Ce colloque s'inscrit dans le cadre des Entretiens de la Prévision. « Les Entretiens de la Prévision » se veulent un moment privilégié d'échanges. Orientés vers la prospective, ils entendent apporter sur les sujets traités un éclairage nouveau sur les évolutions longues de notre paysage et contribuer ainsi aux choix stratégiques des acteurs du monde des affaires. Analyser et prévoir pour décider: tel est le but de ces rendez-vous annuels.

Il était naturel que l'Association des Anciens Élèves de l'Ensae ait voulu apporter sa contribution dans ce domaine. En effet, l'Ecole Nationale de la Statistique et de l'Administration Économique délivre une formation unique en France, avec pour vocation première de former des statisticiens et des économistes. Appréciés pour leur capacité à mêler analyse et prise de décision, les Anciens Élèves de l'Ensae occupent aujourd'hui des postes de haut niveau dans tous les secteurs de l'économie, publics et privés. À cet égard, le thème retenu pour le colloque de cette journée nous a paru particulièrement approprié et très certainement au cœur de leurs préoccupations, ainsi que de celles de tous les décideurs économiques.

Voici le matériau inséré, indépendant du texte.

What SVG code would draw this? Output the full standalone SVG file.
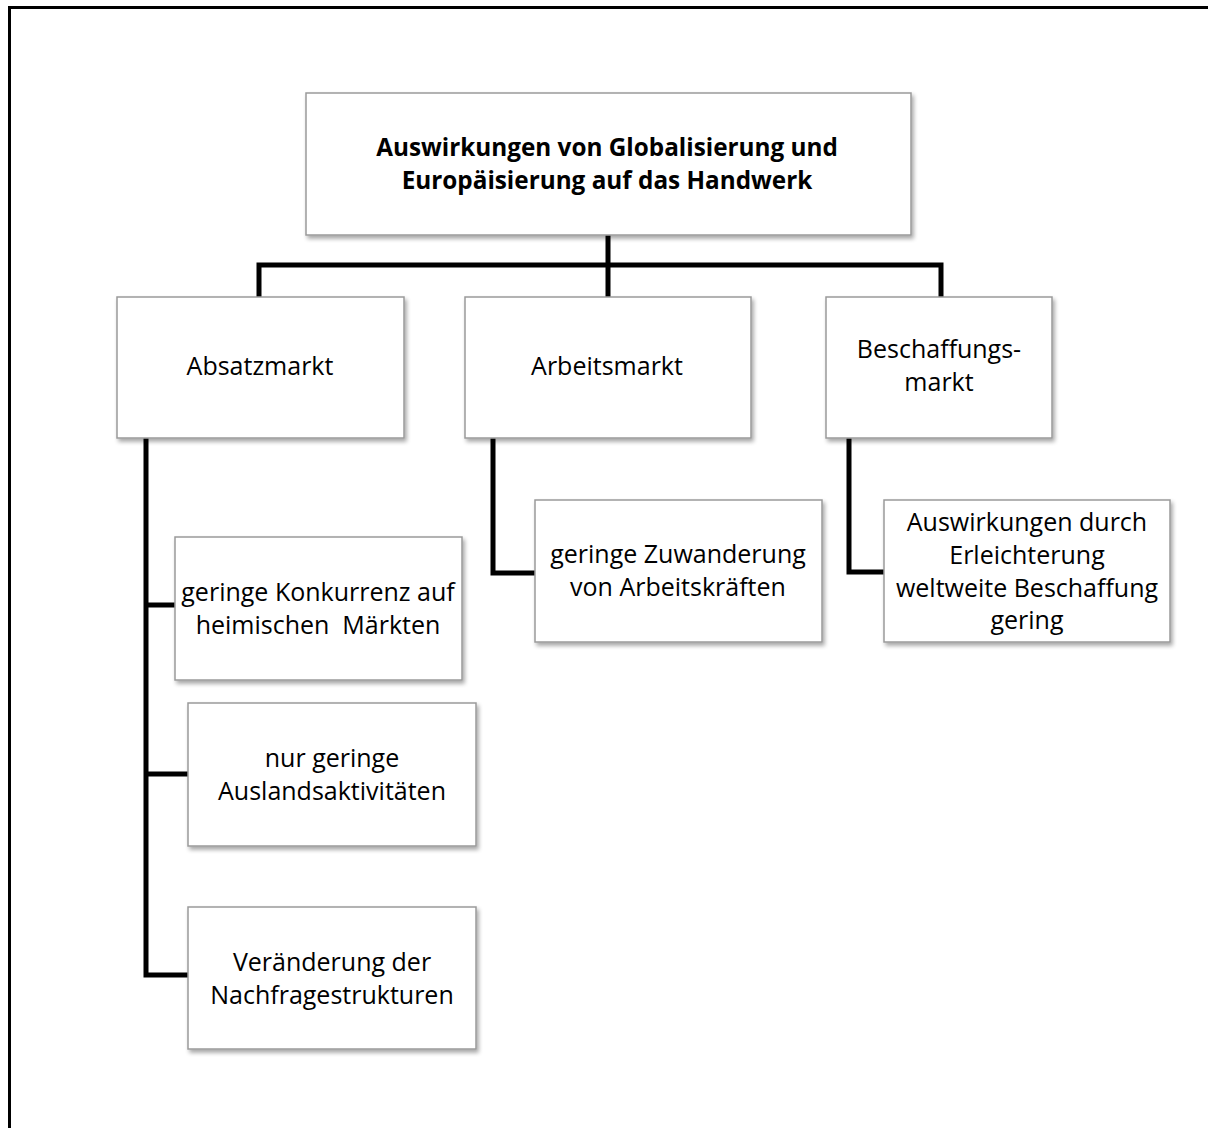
<svg xmlns="http://www.w3.org/2000/svg" width="1208" height="1128" viewBox="0 0 1208 1128">
<defs>
<filter id="sh" x="-10%" y="-10%" width="125%" height="130%">
<feGaussianBlur in="SourceAlpha" stdDeviation="2"/>
<feOffset dx="2" dy="3" result="b"/>
<feComponentTransfer><feFuncA type="linear" slope="0.35"/></feComponentTransfer>
<feMerge><feMergeNode/><feMergeNode in="SourceGraphic"/></feMerge>
</filter>
</defs>
<style>
.box{fill:#fff;stroke:#9a9a9a;stroke-width:1.5;filter:url(#sh)}
.t{font-family:"Open Sans","Liberation Sans",sans-serif;font-size:25px;fill:#000;text-anchor:middle}
.b{font-weight:bold;font-size:24.3px}
.c{fill:none;stroke:#000;stroke-width:5}
</style>
<rect width="1208" height="1128" fill="#fff"/>
<path d="M9.5 1128 V7.5 H1208" fill="none" stroke="#000" stroke-width="3"/>
<g id="connectors">
<path class="c" d="M608 235 V297 M259 297 V265 H941 V297"/>
<path class="c" d="M146 438 V975 H188 M146 605 H175 M146 774 H188"/>
<path class="c" d="M493 438 V573 H535"/>
<path class="c" d="M849 438 V572 H884"/>
</g>
<g id="root">
<rect class="box" x="306" y="93" width="605" height="142"/>
<text class="t b" x="607" y="156">Auswirkungen von Globalisierung und</text>
<text class="t b" x="607" y="189">Europäisierung auf das Handwerk</text>
</g>
<g id="absatzmarkt">
<rect class="box" x="117" y="297" width="287" height="141"/>
<text class="t" x="260" y="375">Absatzmarkt</text>
</g>
<g id="arbeitsmarkt">
<rect class="box" x="465" y="297" width="286" height="141"/>
<text class="t" x="607" y="375">Arbeitsmarkt</text>
</g>
<g id="beschaffungsmarkt">
<rect class="box" x="826" y="297" width="226" height="141"/>
<text class="t" x="939" y="358">Beschaffungs-</text>
<text class="t" x="939" y="391">markt</text>
</g>
<g id="konkurrenz">
<rect class="box" x="175" y="537" width="287" height="143"/>
<text class="t" x="318" y="601">geringe Konkurrenz auf</text>
<text class="t" x="318" y="634" xml:space="preserve">heimischen  Märkten</text>
</g>
<g id="ausland">
<rect class="box" x="188" y="703" width="288" height="143"/>
<text class="t" x="332" y="767">nur geringe</text>
<text class="t" x="332" y="800">Auslandsaktivitäten</text>
</g>
<g id="nachfrage">
<rect class="box" x="188" y="907" width="288" height="142"/>
<text class="t" x="332" y="971">Veränderung der</text>
<text class="t" x="332" y="1004">Nachfragestrukturen</text>
</g>
<g id="zuwanderung">
<rect class="box" x="535" y="500" width="287" height="142"/>
<text class="t" x="678" y="563">geringe Zuwanderung</text>
<text class="t" x="678" y="596">von Arbeitskräften</text>
</g>
<g id="beschaffung">
<rect class="box" x="884" y="500" width="286" height="142"/>
<text class="t" x="1027" y="531">Auswirkungen durch</text>
<text class="t" x="1027" y="564">Erleichterung</text>
<text class="t" x="1027" y="597">weltweite Beschaffung</text>
<text class="t" x="1027" y="629">gering</text>
</g>
</svg>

En matière économique, financière mais aussi géo-politique et stratégique, la dernière décennie a été fertile en événements majeurs. Pour en citer quelques-uns: guerre du Golfe, chute du mur de Berlin, réunification de l'Allemagne, ouverture de l'Europe de l'Est et plus particulièrement de la Russie... Les indicateurs récents suscitent par ailleurs des préoccupations, des interrogations, parmi d'autres: la récession dans un grand nombre de pays industrialisés, les déficits croissants des régimes sociaux, ou l'avenir de l'Union Européenne. Mais sans aucun doute, les effets de ces changements importants dépassent le cadre de l'analyse de court terme. Ainsi, globalisation et libéralisation des marchés financiers, interdépendance croissante des économies, contrainte démographique toujours plus forte, montée en puissance des pays à faibles coûts de main-d’œuvre et persistance d'un sous-emploi durable, nous font nous demander si ce n'est pas la nature même de la croissance qui est en train de se transformer dans les pays industrialisés. D'où la question de cette journée: quelle reprise pour l'économie française ?

Notre matinée sera consacrée à la finance au service de l'économie. Le développement et la libéralisation spectaculaires que les marchés financiers français et internationaux ont connu depuis le milieu des années 1980 ont certainement facilité le financement tant des entreprises que de l'Etat. Mais, comme a pu le montrer la crise des changes de l'été 1993, ces mutations pourraient également avoir contribué à accroître l'instabilité de l'horizon financier et à compliquer les prises de décisions. Par ailleurs, on peut se demander si la mobilité accrue des capitaux n'a pas favorisé dans une certaine mesure une rémunération durablement élevée de l'épargne ? C'est en analysant les mutations observées depuis le début des années 1980 que nos trois premiers intervenants s'efforceront de répondre à ces questions d'actualité.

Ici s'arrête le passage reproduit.